Japanese PM Suga Reportedly Intends to Step Down, Unlikely to Run in Looming Party Elections
04:03 GMT 03.09.2021 (Updated: 04:04 GMT 03.09.2021)
As the country grapples with its biggest wave of COVID-19 infections ahead of a general election this year, Suga, who took office when Shinzo Abe quit last September citing ill health, has seen his popularity plummet to around 30%.
Yoshihide Suga, Japan's prime minister, will not fight for the leadership of the ruling Liberal Democratic Party (LDP) in September, the Japanese NHK channel reported on Friday, thus paving the way for his replacement after only one year in office.
According to the report, Suga announced this decision at an extraordinary party board meeting.
Elections for the head of the party are scheduled for September 29. Suga's reported refusal to nominate himself will effectively mean that he will cease to hold the post of prime minister.
Earlier this week, media speculated that Suga might, after a reorganization of the ruling party executive and his cabinet, dissolve the lower house of parliament in mid-September. Suga reportedly wanted to postpone the LDP leadership election until after the general election, allegedly considering conducting the election on October 17.
On Wednesday, the prime minister told reporters that he had no intention of dissolving the lower house of parliament.
"We can't dissolve the lower house in this current situation," he said.
According to media reports, Suga is considering reorganizing the party's executive and cabinet in the nearest future. He also stated that the government overhaul will be minor.

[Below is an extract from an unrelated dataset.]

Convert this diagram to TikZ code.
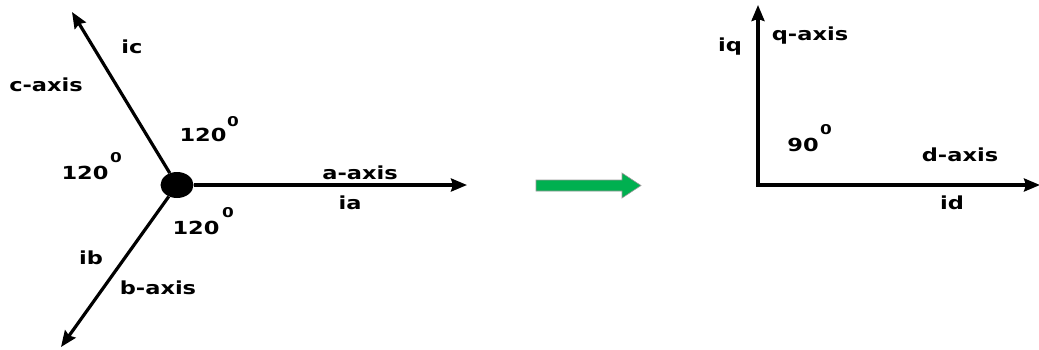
\documentclass[tikz,border=0pt]{standalone}
\usepackage{fontspec}
\setmainfont{DejaVu Sans}
\usetikzlibrary{arrows.meta,shapes.geometric}
\definecolor{arrowgreen}{RGB}{0,176,80}
\newcommand{\wide}[1]{\scalebox{1.25}[1]{#1}}
\tikzset{
  axis/.style={line width=3.2pt, -{Stealth[length=16pt,width=13pt,inset=2pt]}},
  lbl/.style={inner sep=0pt, font=\fontsize{18}{20}\selectfont\bfseries},
  deg/.style={inner sep=0pt, font=\fontsize{13.5}{15}\selectfont\bfseries},
}
\begin{document}
\begin{tikzpicture}[x=1pt,y=-1pt]
\useasboundingbox (0,0) rectangle (1039,349);

% three-phase axes
\node[ellipse, fill=black, minimum width=33pt, minimum height=26pt, inner sep=0pt] (O) at (177,185) {};
\coordinate (A) at (467,185);
\coordinate (C) at (72,12);
\coordinate (B) at (61,347);
\draw[axis] (O.east) -- (A);
\draw[axis] (O) -- (C);
\draw[axis] (O) -- (B);

\node[lbl] (lic) at (132,47) {\wide{ic}};
\node[lbl] (lcax) at (46,85) {\wide{c-axis}};
\node[lbl] (ang1) at (203,135) {\wide{120}};
\node[deg] (ang1d) at (233,122) {\wide{0}};
\node[lbl] (ang2) at (85,173) {\wide{120}};
\node[deg] (ang2d) at (116,158) {\wide{0}};
\node[lbl] (ang3) at (196,228) {\wide{120}};
\node[deg] (ang3d) at (228,213) {\wide{0}};
\node[lbl] (laax) at (360,173) {\wide{a-axis}};
\node[lbl] (lia) at (350,203) {\wide{ia}};
\node[lbl] (lib) at (91,258) {\wide{ib}};
\node[lbl] (lbax) at (158,288) {\wide{b-axis}};

% transformation arrow
\draw[draw=black!40, line width=0.6pt, fill=arrowgreen]
  (536,180) -- (622,180) -- (622,173) -- (641,185.5) -- (622,198) -- (622,191) -- (536,191) -- cycle;

% two-phase axes
\coordinate (Q0) at (758,185);
\coordinate (Q) at (758,5);
\coordinate (D) at (1040,185);
\draw[axis] ([xshift=-1.6pt]Q0) -- (D);
\draw[axis] ([yshift=1.6pt]Q0) -- (Q);

\node[lbl] (liq) at (730,47) {\wide{iq}};
\node[lbl] (lqax) at (810,36) {\wide{q-axis}};
\node[lbl] (ang4) at (803,145) {\wide{90}};
\node[deg] (ang4d) at (826,130) {\wide{0}};
\node[lbl] (ldax) at (960,155) {\wide{d-axis}};
\node[lbl] (lid) at (952,203) {\wide{id}};
\end{tikzpicture}
\end{document}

The prime minister's ratings have been hit hard by a lingering vaccination rollout, and the fact that the Japanese government has declared a fourth state of emergency in most of the country, reportedly failing to capitalize on the mostly successful Olympics.
Experts consider that the LDP and its allies are unlikely to lose their coalition majority in the powerful lower house, but estimates suggest Suga's party may lose its absolute majority, weakening whoever leads the party.